Workitout, Gal!



I hate spiders

I am currently blogging, tweeting, and switching channels back-and-fourth between the Bengals and Redlegs games. Can you say holy social media overload?! I can. On a related note, hopefully the Whodeys turn this around by the time I click “publish.” 

Well anyways, I know I promised a post yesterday evening; however, a certain 8-legged creature hindered my blogging abilities. But we’ll get into that later. 

Friday consisted of counting down the minutes until the stroke of 5 o’clock. It’s not like work was bad or anything, but it’s truly an uphill struggle to pound out a nine-hour work shift when you have one thing on your mind: Athens, OH baby! 

Once the workday ended I punched my old address into the GPS, peeled off my sweater (it was a HOT ONE), and hit the road.
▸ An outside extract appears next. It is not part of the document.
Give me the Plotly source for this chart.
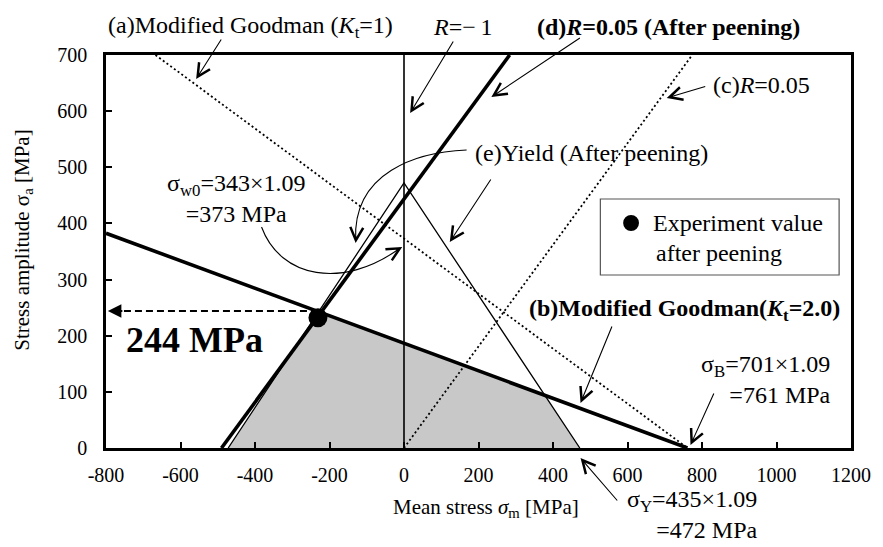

True to form, I had to re-route once because I took a wrong turn. Yes people, I had the British accent of Karen (my family has a name for our Garmin–what can I say, personification is my favorite figure of speech) hand feeding me the directions and I still managed to mess up the directions. Oh well. Rush hour traffic was rough, but about three hours later I arrived in the promised land. 

I chillaxed in Mo’s apartment for a while, where we caught up on life and got ready for the evening. Eventually we hopped on over to my friend Adam’s 21st bday party: 

Mo and I. COLLEGE.

 

The party was live and it was great seeing everyone in my frat! In between rocking out to No Doubt (clearly when I took over the iTunes) and catching up on everybody’s summer adventures, Mo pointed out this little tid bit of irony: 

Air conditioning unit that's not properly installed.

 

OK, so as it turns out, posting that pic. was pretty pointless–considering that it’s practically pitch black. However, if you look closely enough, you will notice that both sides of the air conditioning unit are basically miniature windows. This unit is almost completely defeating the purpose of even having air conditioning. Most people who see this will probably think one of two things: 

  1. Good grief you are easily amused, or
  2. Miss Buelterman, what you’ve just said is one of the most insanely idiotic things I have ever heard. At no point in your rambling, incoherent response were you even close to anything that could be considered a rational thought. Everyone in this room is now dumber for having listened to it. I award you no points, and may God have mercy on your soul.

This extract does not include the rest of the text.